For Parents

Life On Point: Theoretical Framework

Life On Point is based on the following proven and unique framework:

1. Addresses risks as a group -- Because risks cluster, the curriculum will examine a wide array of risks, including the most prevalent discovered through focus group research: sex, drugs, violence, drinking, and body image.


2. Promotes positive Developmental Assets® -- We will prevent these behaviors by affecting the “root” factors (risk and protective) that influence decision-making. Research from Search Institute®clearly demonstrates that children who possess more positive assets such as support, attachment to learning, vision, and constructive use of time are significantly less likely to get involved in sex, substance abuse, violence and truancy. They are also more likely to possess positive attitudes and behaviors. (Develomental Assets® 2011) Therefore, the Life On Point content builds protective factors within the following units:
• Self-Discovery
• Life Vision, Life Skills
• Healthy Life Choices
• Positive Support
• Leadership for Service

3. Builds vital connections to peers and adults – Relationships are the key to producing life change, so the curriculum is developed for small groups, led by an adult facilitator. Because successful Life groups grow quickly, with peers influencing one another, adaptable activities are for large and small group settings.

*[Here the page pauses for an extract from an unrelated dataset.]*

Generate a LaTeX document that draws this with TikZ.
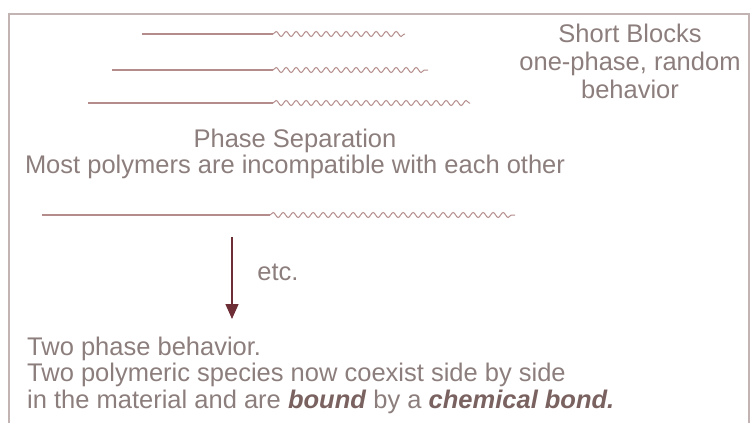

4. Provides a teen-centered framework – Effective youth programs address the unique and changing needs of the small group. Unlike most curricula which are linear (having specific lessons which must be taught in a specific order) Life On Point recommends creating your own curriculum map based on your participants' specific needs.

5. Promotes community involvement – It should not take an expert to build assets into the lives of kids. Research shows a direct link between youth who exhibit positive behaviors and the number of positive adults, outside of their family, investing in their lives. Therefore, Life On Point will incorporate the knowledge needed to build healthy teens into a user-friendly, lay volunteer model – usable in all settings.

6. Uses a “brain-based” approach – It is critical to understand the powerful truths behind adolescent brain development. The curriculum will include a psychosocial approach to teen risk-taking, addictions, emotions and critical thinking skills. To engage the teenage learning styles, Life On Point will use role-play, hands-on activities, personal reflection, experiential learning, group discussion and media.

7. Fosters positive peer belonging and a sense of identity -- Erikson's PychoSocial Stages of Development teach that an adolescent’s task is to develop a sense of identity while achieving emotional independence. Teens thus begin separating from parents and toward peers. Belonging to a group is supremely important and peer pressure is often more highly prioritized than parental influence. Teen groups are often naturally quite cohesive and involve intimacy. Teens often prefer groups with common speech and dress, and loyalty to the group is often protected by the members. Therefore, utilizing teens' need to resolve the conflict of identity by providing teens a safe place to belong with other like-minded young adults as they explore and develop their identity is key to the success of Life On Point.